His mother kissed his cheek. “You know, I really appreciate you doing this for me, Sigurd. I know there were probably things you wanted to spend your break doing.”

“Yeah, well . . . it’s not a big deal.”

“I hope you got along okay. I know it must have been difficult, especially in such confined quarters.”

Erik looked at his brother. Collin was studying his boots. “Not . . . really,” he said. Tattling on Collin would not only be immature, but it would no doubt unleash a barrage of information that should really be kept from parents at all costs.

“And your roommate, that nice Japanese boy, wasn’t bothered at all?”

Erik tried not to choke. “Oh . . . no . . . not at all,” he gritted out through his teeth.

“That’s a relief.” She smiled and kissed his cheek again. “Now, we really do have to run, sweetie – ”

“Yeah . . .”

“Collin?” Their mother spoke with what Erik now, thanks to Ray, could not help but think of as Dictatorial firmness.

Shouldering his duffle bag, Collin went shifty-eyed. “Thanks, Sigurd. I’ll see you later, bro.” He thrust out one hand, as though he were trying to detach it from himself.

“Later, Collin,” Erik said. He put his own hand forward and stuck it in the general direction of Collin’s. A brush of fingers was enough. No need to pretend they liked each other. There were limits to Mom-senses, after all.

“Sigurd.” A final maternal kiss was pressed to his cheek. “Good luck with your studies, sweetie.”

“Yeah.” Erik suppressed the urge to scrub at his cheek. “Have a safe drive back. Say, uh, hi to Dad for me.” He jammed his hands into the pockets of his jeans.

“Of course. Be good.” She reached up, squeezed his shoulder gently, and swiftly herded Collin out the door.

After a minute, Ray said, “Well, that was bloody weird.”

Slowly, Erik turned around. He ran his fingers through his hair, letting it fall back into its usual, comfortable disarray. Ray was sitting up now, his head tilted at a puzzled angle. Erik didn’t ask why Ray had chosen to lie low or how he had managed to go unobserved. He didn’t really want to hear whatever explanation Ray had cooked up during his quiet time. He just slithered onto the couch, pushing Ray’s feet out of the way. “It’s . . . pretty much par for the course with my family.”

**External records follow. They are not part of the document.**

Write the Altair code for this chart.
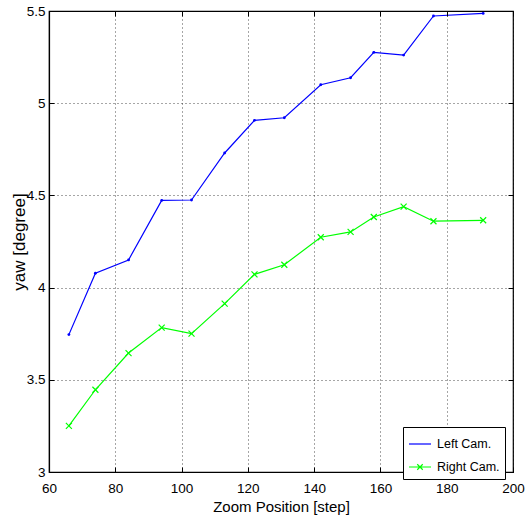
import altair as alt
import pandas as pd

zoom_pos = [66, 74, 84, 94, 103, 113, 122, 131, 142, 151, 158, 167, 176, 191]
left_cam = [3.745, 4.078, 4.150, 4.473, 4.475, 4.730, 4.907, 4.921, 5.100, 5.138, 5.276, 5.261, 5.473, 5.487]
right_cam = [3.250, 3.446, 3.645, 3.783, 3.750, 3.913, 4.072, 4.124, 4.273, 4.302, 4.383, 4.439, 4.360, 4.365]
series_names = ["Left Cam.", "Right Cam."]
series_colors = ["#0000ff", "#00ff00"]
x_ticks = [60, 80, 100, 120, 140, 160, 180, 200]
y_ticks = [3, 3.5, 4, 4.5, 5, 5.5]

rows = []
for xv, yv in zip(zoom_pos, left_cam):
    rows.append({"x": xv, "y": yv, "series": series_names[0]})
for xv, yv in zip(zoom_pos, right_cam):
    rows.append({"x": xv, "y": yv, "series": series_names[1]})
df = pd.DataFrame(rows)

FONT = "Liberation Sans, Arial, sans-serif"
W, H = 464, 461
INWARD = alt.ExprRef("-5")

xscale = alt.Scale(domain=[60, 200], nice=False, zero=False)
yscale = alt.Scale(domain=[3, 5.5], nice=False, zero=False)
cscale = alt.Scale(domain=series_names, range=series_colors)

grid_kw = dict(grid=True, gridDash=[1, 3], gridColor="#000000", gridOpacity=0.7, gridWidth=1)

x_main = alt.X("x:Q", scale=xscale, title="Zoom Position [step]",
               axis=alt.Axis(values=x_ticks, tickSize=0,
                             labelPadding=9, domainColor="#000000",
                             domainWidth=1.2, labelFont=FONT, labelFontSize=13.5, labelColor="#000000",
                             titleFont=FONT, titleFontSize=15, titleFontWeight="normal",
                             titleColor="#000000", titlePadding=5, labelFlush=False, **grid_kw))
y_main = alt.Y("y:Q", scale=yscale, title="yaw [degree]",
               axis=alt.Axis(values=y_ticks, format="~g", tickSize=0, labelPadding=4,
                             domainColor="#000000", domainWidth=1.2, labelFont=FONT, labelFontSize=13.5,
                             labelColor="#000000", titleFont=FONT,
                             titleFontSize=17, titleFontWeight="normal", titleColor="#000000",
                             titleX=-30, titleY=H / 2, titleBaseline="middle", titleAlign="center",
                             titleAngle=270, labelFlush=False, **grid_kw))

def tick_axis(orient, values):
    return alt.Axis(orient=orient, values=values, tickSize=INWARD, tickColor="#000000",
                    tickWidth=1, labels=False, domain=False, grid=False, title=None, zindex=1)

def sub(name):
    return alt.Chart(df).transform_filter(alt.datum.series == name)

blue_line = sub(series_names[0]).mark_line(strokeWidth=1.2, color=series_colors[0]).encode(
    x=x_main, y=y_main)

green_line = sub(series_names[1]).mark_line(strokeWidth=1.2, color=series_colors[1]).encode(
    x=alt.X("x:Q", scale=xscale, axis=tick_axis("top", x_ticks)),
    y=alt.Y("y:Q", scale=yscale, axis=tick_axis("right", y_ticks)))

blue_pts = sub(series_names[0]).mark_point(
    filled=True, size=8, opacity=1, color=series_colors[0]).encode(
    x=alt.X("x:Q", scale=xscale, axis=tick_axis("bottom", x_ticks)),
    y=alt.Y("y:Q", scale=yscale, axis=tick_axis("left", y_ticks)))

green_pts = sub(series_names[1]).mark_point(
    filled=False, size=36, strokeWidth=1.2, opacity=1, color=series_colors[1],
    shape="M-1,-1L1,1M-1,1L1,-1").encode(
    x=alt.X("x:Q", scale=xscale, axis=None),
    y=alt.Y("y:Q", scale=yscale, axis=None))

legend_layer = alt.Chart(df).mark_point(
    filled=False, strokeWidth=1.2, opacity=0).encode(
    x=alt.X("x:Q", scale=xscale, axis=None),
    y=alt.Y("y:Q", scale=yscale, axis=None),
    color=alt.Color("series:N", scale=cscale, title=None,
                    legend=alt.Legend(orient="none", legendX=354, legendY=416, title=None,
                                      labelFont=FONT, labelFontSize=12.5, labelColor="#000000",
                                      symbolSize=484, symbolStrokeWidth=1.2, symbolOpacity=1,
                                      labelOffset=5, padding=5, rowPadding=4, zindex=2,
                                      strokeColor="#000000", fillColor="#ffffff")),
    shape=alt.Shape("series:N", title=None,
                    scale=alt.Scale(domain=series_names,
                                    range=["M-1,0L1,0",
                                           "M-1,0L1,0M-0.25,-0.25L0.25,0.25M-0.25,0.25L0.25,-0.25"]),
                    legend=alt.Legend(orient="none", legendX=354, legendY=416, title=None,
                                      symbolSize=484, symbolOpacity=1, zindex=2)),
)

chart = alt.layer(blue_line, green_line, blue_pts, green_pts, legend_layer).resolve_axis(
    x="independent", y="independent"
).properties(
    width=W, height=H,
    padding={"left": 49, "top": 11, "right": 529 - 49 - W, "bottom": 521 - 11 - H},
    autosize=alt.AutoSizeParams(type="none"),
    background="#ffffff",
).configure_view(stroke="#000000", strokeWidth=1.2)

chart.save("out.html", embed_options={"renderer": "svg", "actions": False})
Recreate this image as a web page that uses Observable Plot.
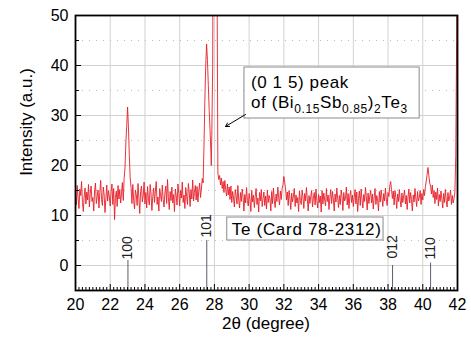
<!DOCTYPE html>
<html>
<head>
<meta charset="utf-8">
<script src="https://cdn.jsdelivr.net/npm/d3@7"></script>
<script src="https://cdn.jsdelivr.net/npm/@observablehq/plot@0.6"></script>
<style>
  html, body { margin: 0; padding: 0; background: #fff; }
  #chart svg { display: block; }
</style>
</head>
<body>
<div id="chart"></div>
<script>
// ---- data ----
const scanStart = 20.0;
const scanStep = 0.05;
const intensity = [
  // 20
  14.2, 12.1, 16.0, 13.5, 11.4, 15.3, 14.0, 16.8, 12.6, 10.8, 13.9, 15.5, 12.3, 14.7, 13.1, 16.2, 11.7, 14.4, 15.9, 12.8,
  // 21
  13.6, 10.9, 14.9, 16.5, 12.4, 13.8, 15.1, 11.5, 14.6, 17.0, 13.2, 12.0, 15.7, 14.1, 10.6, 13.4, 16.1, 12.9, 15.0, 13.7,
  // 22
  11.9, 14.8, 16.3, 12.2, 15.4, 9.2, 13.6, 14.9, 11.8, 16.0, 13.3, 15.2, 12.5, 14.4, 16.6, 13.0, 17.4, 19.5, 24.5, 28.0,
  // 23
  31.7, 27.5, 22.0, 17.5, 15.6, 12.4, 16.2, 13.0, 11.3, 15.1, 14.2, 12.0, 16.4, 13.5, 10.4, 14.8, 15.9, 12.7, 13.9, 16.7,
  // 24
  12.3, 14.6, 11.5, 15.8, 13.4, 12.1, 16.2, 14.3, 11.0, 13.8, 15.5, 12.6, 14.9, 16.8, 12.2, 13.7, 10.9, 15.4, 14.0, 12.8,
  // 25
  16.1, 13.2, 11.7, 14.5, 15.9, 12.4, 17.2, 13.6, 11.2, 14.8, 13.0, 15.7, 12.5, 14.2, 10.8, 15.3, 13.9, 12.1, 16.3, 14.4,
  // 26
  11.9, 15.0, 13.5, 16.7, 12.6, 14.1, 11.4, 15.6, 13.8, 12.2, 16.4, 14.7, 11.8, 15.2, 13.3, 17.1, 12.9, 14.6, 16.0, 13.1,
  // 27
  15.8, 12.7, 14.9, 16.5, 13.6, 15.3, 17.4, 16.5, 24.0, 33.0, 40.0, 44.3, 41.0, 36.0, 31.0, 27.0, 22.5, 26.0, 40.0, 90.0,
  // 28
  160, 150, 120, 60, 18.5, 17.2, 18.0, 16.1, 17.5, 15.4, 16.8, 14.6, 17.0, 15.2, 13.9, 16.3, 14.1, 15.7, 13.2, 15.9,
  // 29
  12.6, 14.8, 13.5, 11.7, 15.2, 14.0, 12.3, 16.0, 13.1, 11.5, 14.6, 12.8, 15.3, 13.7, 10.9, 14.2, 12.5, 15.6, 13.0, 11.9,
  // 30
  14.4, 13.2, 10.8, 15.0, 12.7, 14.1, 11.6, 13.8, 15.4, 12.2, 13.5, 10.7, 14.6, 12.9, 15.2, 11.8, 13.4, 14.7, 12.0, 13.9,
  // 31
  11.3, 15.1, 12.6, 14.0, 13.3, 10.9, 14.8, 12.4, 15.5, 13.0, 11.6, 14.3, 12.8, 15.7, 13.6, 12.1, 14.9, 13.2, 15.4, 16.2,
  // 32
  17.8, 16.6, 15.3, 13.1, 14.7, 12.0, 15.0, 13.4, 11.2, 14.5, 12.7, 13.9, 15.4, 11.8, 14.1, 12.5, 13.6, 10.8, 14.9, 13.0,
  // 33
  12.2, 15.1, 13.7, 11.4, 14.4, 12.9, 15.6, 13.3, 10.9, 14.0, 12.4, 13.8, 15.0, 11.7, 13.5, 14.6, 12.1, 15.3, 13.0, 11.5,
  // 34
  14.2, 12.6, 13.9, 10.7, 15.0, 12.3, 14.5, 13.1, 11.9, 15.4, 12.8, 14.1, 11.2, 13.6, 15.2, 12.4, 14.8, 13.3, 10.9, 14.3,
  // 35
  12.7, 15.5, 13.4, 11.6, 14.0, 12.2, 15.1, 13.8, 11.0, 14.6, 12.9, 13.5, 15.7, 12.1, 14.4, 11.4, 13.9, 15.0, 12.6, 14.1,
  // 36
  11.8, 13.6, 15.2, 12.3, 14.7, 10.8, 13.4, 14.9, 12.0, 15.3, 13.2, 11.5, 14.2, 12.8, 15.6, 13.7, 11.1, 14.5, 12.4, 13.9,
  // 37
  15.0, 12.5, 14.3, 11.3, 13.7, 15.4, 12.2, 14.0, 13.1, 10.9, 14.8, 12.7, 15.1, 13.5, 11.8, 14.4, 12.9, 15.5, 13.3, 12.0,
  // 38
  14.6, 13.8, 15.9, 16.8, 15.2, 13.4, 14.9, 12.1, 15.0, 13.6, 11.4, 14.3, 12.8, 15.2, 13.0, 11.7, 14.5, 12.6, 13.9, 15.1,
  // 39
  12.3, 14.0, 11.2, 13.7, 15.3, 12.5, 14.6, 13.2, 10.9, 14.1, 12.7, 15.4, 13.5, 11.8, 14.8, 12.9, 13.6, 15.0, 12.2, 14.4,
  // 40
  13.1, 15.2, 14.0, 15.8, 16.9, 18.2, 19.6, 18.0, 16.5, 15.9, 14.3, 16.1, 13.6, 15.0, 12.4, 14.7, 13.2, 15.5, 11.9, 14.2,
  // 41
  12.8, 14.9, 13.3, 11.5, 14.4, 12.6, 15.2, 13.0, 11.7, 14.6, 12.9, 13.8, 15.1, 12.2, 14.0, 12.5, 13.4, 14.7, 22.0, 45.0,
  // 42
  80
];
// extra point read at the dip between the two strong peaks
const detail2Theta    = [27.82];
const detailIntensity = [20.0];

// Te reference card 78-2312
const teHkl = ["100", "101", "012", "110"];
const tePos = [23.02, 27.56, 38.26, 40.45];
const teStickTop = [1.0, 5.0, 0.0, 0.5];
const teLabelBase = [1.2, 5.6, 1.4, 1.2];

// axes
const xTicks = [20, 22, 24, 26, 28, 30, 32, 34, 36, 38, 40, 42];
const xGrid = [22, 24, 26, 28, 30, 32, 34, 36, 38, 40];
const xMinor = d3.range(100, 211, 1).map(v => v / 5).filter(v => v % 2 !== 0);
const yTicks = [0, 10, 20, 30, 40, 50];
const yGridSolid = [0, 10, 20, 30, 40];
const yGridDotted = [5, 15, 25, 35, 45];
const yMinor = [-5, 5, 15, 25, 35, 45];
const xDomain = [20, 42];
const yDomain = [-5, 50];

// annotations
const boxPeak = {x1: 29.73, x2: 39.82, y1: 29.4, y2: 39.6};
const boxTe = {x1: 28.74, x2: 37.74, y1: 5.0, y2: 9.6};
const arrowPeak = {x1: 29.79, y1: 30.2, x2: 28.64, y2: 27.8};

// ---- build table ----
const scan = intensity.map((v, i) => ({t: +(scanStart + i * scanStep).toFixed(2), v}))
  .concat(detail2Theta.map((t, i) => ({t, v: detailIntensity[i]})))
  .sort((a, b) => a.t - b.t);
const card = teHkl.map((h, i) => ({h, pos: tePos[i], top: teStickTop[i], lab: teLabelBase[i]}));

const font = "'Liberation Sans', Arial, Helvetica, sans-serif";
const pxY = 5;       // px per y unit (for tick lengths)
const pxX = 382 / 22;

const plot = Plot.plot({
  width: 471,
  height: 339,
  marginLeft: 75,
  marginRight: 14,
  marginTop: 15,
  marginBottom: 49,
  style: {fontFamily: font, fontSize: "16px", color: "black", background: "white"},
  x: {domain: xDomain, ticks: xTicks, tickSize: 0, tickPadding: 8, tickFormat: d3.format("d"), label: null},
  y: {domain: yDomain, ticks: yTicks, tickSize: 0, tickPadding: 7, tickFormat: d3.format("d"), label: null},
  marks: [
    Plot.ruleX(xGrid, {stroke: "#d2d2d2", strokeWidth: 1}),
    Plot.ruleY(yGridSolid, {stroke: "#d2d2d2", strokeWidth: 1}),
    Plot.ruleY(yGridDotted, {stroke: "#bdbdbd", strokeWidth: 1, strokeDasharray: "1,6"}),
    Plot.line(scan, {x: "t", y: "v", stroke: "#e61e28", strokeWidth: 0.9, clip: true}),
    Plot.ruleX(card, {x: "pos", y1: yDomain[0], y2: "top", stroke: "#5b5f6e", strokeWidth: 1}),
    Plot.text(card, {x: "pos", y: "lab", text: "h", rotate: -90, textAnchor: "start", fontSize: 14, fill: "#222"}),
    Plot.rect([boxPeak], {x1: "x1", x2: "x2", y1: "y1", y2: "y2", fill: "white", stroke: "#8a8a8a", strokeWidth: 1}),
    Plot.rect([boxTe], {x1: "x1", x2: "x2", y1: "y1", y2: "y2", fill: "white", stroke: "#8a8a8a", strokeWidth: 1}),
    Plot.arrow([arrowPeak], {x1: "x1", y1: "y1", x2: "x2", y2: "y2", stroke: "black", strokeWidth: 1, headLength: 6}),
    // inward ticks
    Plot.ruleX(xMinor, {y1: yDomain[0], y2: yDomain[0] + 3 / pxY, stroke: "black", strokeWidth: 1}),
    Plot.ruleX(xTicks, {y1: yDomain[0], y2: yDomain[0] + 6 / pxY, stroke: "black", strokeWidth: 1}),
    Plot.ruleY(yTicks, {x1: xDomain[0], x2: xDomain[0] + 6 / pxX, stroke: "black", strokeWidth: 1}),
    Plot.ruleY(yMinor, {x1: xDomain[0], x2: xDomain[0] + 4 / pxX, stroke: "black", strokeWidth: 1}),
    Plot.frame({stroke: "black", strokeWidth: 1.8})
  ]
});

// text annotations with subscripts, placed through the plot's scales
const sx = plot.scale("x"), sy = plot.scale("y");
const svg = d3.select(plot);
const g = svg.append("g").attr("font-family", font).attr("fill", "black").attr("text-anchor", "start");

const px0 = sx.apply(boxPeak.x1) + 7;
const py0 = sy.apply(boxPeak.y2);
g.append("text").attr("x", px0).attr("y", py0 + 21).attr("font-size", 17)
  .attr("letter-spacing", 0.6).text("(0 1 5) peak");
const t2 = g.append("text").attr("x", px0).attr("y", py0 + 41).attr("font-size", 17)
  .attr("letter-spacing", 0.6);
const parts = [["of (Bi", 0], ["0.15", 1], ["Sb", 0], ["0.85", 1], [")", 0], ["2", 1], ["Te", 0], ["3", 1]];
let prevSub = false;
parts.forEach(([s, sub]) => {
  const ts = t2.append("tspan").text(s);
  if (sub) ts.attr("font-size", 12).attr("dy", prevSub ? 0 : 5);
  else ts.attr("dy", prevSub ? -5 : 0);
  prevSub = !!sub;
});

g.append("text")
  .attr("x", sx.apply(boxTe.x1) + 5)
  .attr("y", sy.apply(boxTe.y1) - 5)
  .attr("font-size", 17)
  .attr("letter-spacing", 0.7)
  .text("Te (Card 78-2312)");

// axis titles
g.append("text")
  .attr("x", (sx.apply(xDomain[0]) + sx.apply(xDomain[1])) / 2)
  .attr("y", 329)
  .attr("text-anchor", "middle")
  .attr("font-size", 17)
  .text("2θ (degree)");
g.append("text")
  .attr("transform", "translate(32,122) rotate(-90)")
  .attr("text-anchor", "middle")
  .attr("font-size", 17)
  .text("Intensity (a.u.)");

document.getElementById("chart").appendChild(plot);
</script>
</body>
</html>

“Huh,” grunted Ray. He stared at Erik for a minute longer, tilting his head to the other side, lost in private judgement of something that was apparently located by Erik’s ear.

Erik jerked his head around and glared at Ray. “What?”

Ray shrugged. “Nothing important.” He bounced to his feet and with one overly dexterous foot snagged the cord of the console controller, tossing it to land in Erik’s lap. “Here, play. I’m going to order some stuff for lunch.”

A minute was spent grappling with the controller before Erik glanced with wary hope at his roommate. “Pizza?”

Ray grinned, tangling the phone cord around his hand. “Pizza of the most holy kind, my dear Thor.”

An answering grin touched Erik’s lips. He lay back, turned on the TV and console, and pointedly didn’t think about anything like an Apocalypse.